Les deux maires, Sabri Özdemir, le maire officiel, et la vice-présidente Gülistan Akel, nous accueillent tout sourires dans un bureau clinquant. Ils revendiquent une « gestion populaire », et ce en dépit des obstacles que leur oppose l’État turc. Outre la rupture affichée avec le clientélisme de leurs prédécesseurs, nous essayons de comprendre ce qui les différencie de gestionnaires municipaux classiques. Partant des mesures prises en direction des femmes, Gülistan Akel nous explique  : « Dès 1999, nous nous sommes concertés avec les organisations autonomes de femmes pour lutter contre leur exclusion de la société. Nous avons depuis ouvert un centre d’accueil pour les femmes victimes de violence, un atelier de formation professionnelles, des services de santé spécifiques. Nous souhaitons ouvrir un foyer d’hébergement pour les femmes, mais l’État cherche à nous en empêcher. Nous proposons aussi des stages de sensibilisation aux droits des femmes dans les quartiers. Batman possède aussi l’unique centre sportif féminin de Turquie  ! Nous avons également instauré une journée gratuite pour les femmes dans les transports en commun, le mardi, afin de les aider à sortir de leur réclusion. Au sein du personnel de la mairie, nous n’acceptons pas les polygames et, si un employé est reconnu coupable de violences sur son épouse, nous reversons directement une partie de son salaire à celle-ci. »

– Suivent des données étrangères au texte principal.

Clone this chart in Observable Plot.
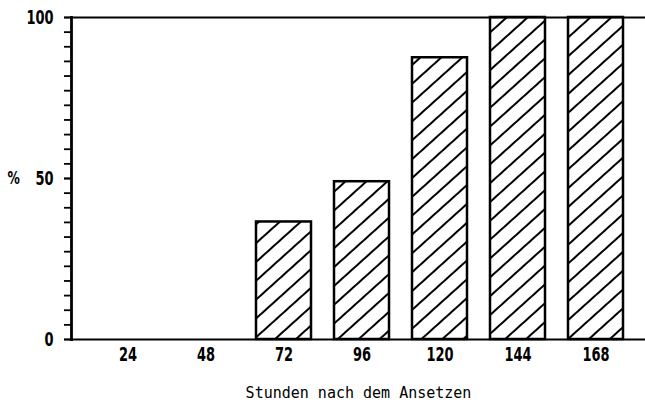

Comment s’articulent les principes de l’autonomie démocratique ? « Nous essayons d’appliquer le confédéralisme démocratique, indique d’emblée Sabri Özdemir. Le processus d’assemblées de quartier débute seulement. Nous travaillons avec ces assemblées afin de répondre à leurs demandes et les sujets qu’elles abordent sont répercutés au sein du conseil municipal. L’administration locale, pour nous, c’est faire en sorte que la population puisse à terme parvenir à l’autogouvernement. Nous insistons sur trois principes de démocratie  : 1) La volonté du peuple doit prévaloir. 2) Notre ville doit se rapprocher de la nature. 3) Nous devons œuvrer pour l’émancipation de la femme. » Le temps manque pour aborder les moyens concrets de mise en place d’une politique anticapitaliste et écologique dans une ville dont le principal revenu est le pétrole, mais on sent qu’au-delà des déclarations de principe, le chantier en est encore à ses prémices.

Comme plusieurs provinces du Kurdistan, la région de Batman est concernée par des projets de grands barrages hydroélectriques, projets dans les tiroirs du gouvernement turc depuis une cinquantaine d’années, que l’AKP a décidé d’accélérer. À trente-six kilomètres au sud de Batman, la petite ville d’Hasankeyf, au bord du Tigre, est en ligne de mire du projet de barrage d’Ilisu, qui menace d’ensevelir un site archéologique millénaire et de provoquer le déplacement de 50 000 personnes. « Le barrage vise à détruire une culture et un écosystème, nous dit Abdul Bari, militant de Batman. C’est un projet capitaliste sauvage, avec le soutien de groupes financiers internationaux, qui aggrave la rupture entre l’humain et la nature. Hasankeyf fait partie du patrimoine de l’humanité, nous avons l’espoir que la lutte contre sa destruction annoncée soulève un soutien international. » En 2010, le consortium suisse, allemand et autrichien engagé dans le projet s’est retiré du financement sous la pression de la société civile2. Le gouvernement turc n’a pas renoncé pour autant à ses mégaprojets et cherche à juguler toute forme de mobilisation, comme le 27 mars à Kulp, où les militaires ont empêché, fusils en main, l’installation d’un campement de protestation contre un barrage.

A suivre...

Les épisodes précédents :

Épisode 1 : par ici !

Photo de Yann Renoult.


1 L’alévisme est une branche hétérodoxe de l’Islam qui s’inscrit dans le courant du chiisme et du mysticisme soufi, mais emprunte également au christianisme et à des formes de panthéisme pré-islamique. Il est d’une grande souplesse dans sa pratique religieuse. Les alévis, qui constituent plus de 10 % de la population turque, ont subi de nombreuses persécutions au cours des siècles par les autorités de l’Empire ottoman puis de la République qui faisaient du sunnisme la condition de l’identité turque. Le 2 juillet 1993, dans la ville de Sivas, une trentaine d’artistes et d’intellectuels alévis, réunis pour un festival culturel, ont péri dans l’incendie de leur hôtel, provoqué par une foule excitée par des prêches islamistes contre la présence au congrès du traducteur de Salman Rushdie.

2 Sur le sujet, écouter les documentaires de 2009 du collectif « Faïdos sonore » sur les luttes contre les barrages au Kurdistan.